It’s only appropriate that Star Wars creator George Lucas’s efforts to found the Lucas Museum of Narrative Art have turned into an epic saga. Now, after months of deliberation, the filmmaker and art collector has selected Los Angeles over San Francisco and Chicago as the home of the new institution.
Los Angeles’s bid to host the museum was initially viewed as a long shot, as Lucas had already been considering San Francisco and Chicago for quite some time when the Southern California city threw its hat into the ring.
The decision was announced on January 11th in a letter from the museum board of directors that admitted that “settling on a location proved to be an extremely difficult decision precisely because of the desirability of both sites and cities.” Lucas will finance the $1 billion project, which will be located in the existing museum hub of Exposition Park, across the street from the University of Southern California, the filmmaker’s alma mater.
“It feels like this incredible gift has come home. I always thought Los Angeles was the natural place to spread the vision of George Lucas and Mellody Hobson, to make art and creativity accessible and inspirational to the next generation,” Mayor Eric Garcetti told the Los Angeles Times about Lucas and his wife, calling it “a banner day for LA.”
The museum was originally planned for San Francisco’s Crissy Field. When that plan fell through, Chicago, Hobson’s native city, countered with a site on its lakefront museum campus. Los Angeles briefly made it a three-city fight, but Lucas chose the Windy City in June 2014.
For awhile, Chicago seemed like a done deal. Designs for the museum by Beijing-based architectural firm MAD Architects were unveiled, and the city council even voted to approve the project.
Then the trouble began. There were protests from tailgating Chicago Bears fans who would have been displaced by the museum. A more serious challenge came in the form of a lawsuit from preservationist group Friends of the Parks, who claimed that the parking lot’s proposed transformation violated the state’s public trust laws.

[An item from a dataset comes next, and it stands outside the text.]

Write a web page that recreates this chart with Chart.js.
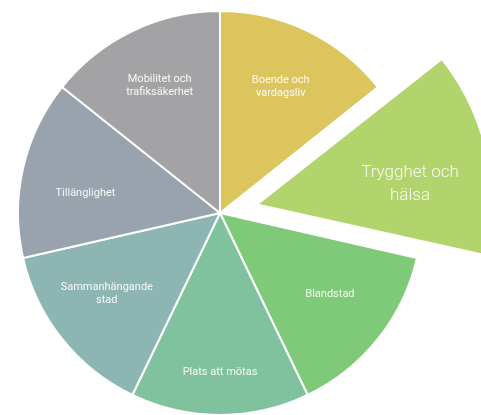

As early as January 2015, there was speculation that the Chicago museum would never happen. It took another year and a half for that chatter to be proven right, but in June 2016 Lucas announced that it was back to the drawing board.
At the time, it was expected that San Francisco would win out, with a proposed site on Treasure Island, a former Navy base. Instead, the Bay Area city has to once again deal with the disappointment on missing out on a major new cultural destination.
In October, Lucas shared MAD’s designs for both potential locations. Los Angeles ultimately prevailed, wrote the museum directors, because it “best positions the museum to have the greatest impact on the broader community, fulfilling our goal of inspiring, engaging, and educating a broad and diverse visitorship.”
“I am disappointed, of course, but must respect the decision,” said San Francisco Mayor Ed Lee in a statement, according to the San Francisco Chronicle. “I am proud that our city came together like never before to deliver a bold vision and thoroughly viable plan for the museum.”
The project is expected to bring tens of thousands of construction jobs to the city, plus at least 1,000 permanent jobs connected to museum operations. The museum will house Lucas’s collection of Hollywood memorabilia, as well as some 10,000 paintings and illustrations by the likes of Maxfield Parrish, Alberto Vargas, Norman Rockwell, R. Crumb, and N.C. Wyeth.
The museum, which is billed as a celebration of storytelling, hopes to open its doors in 2020.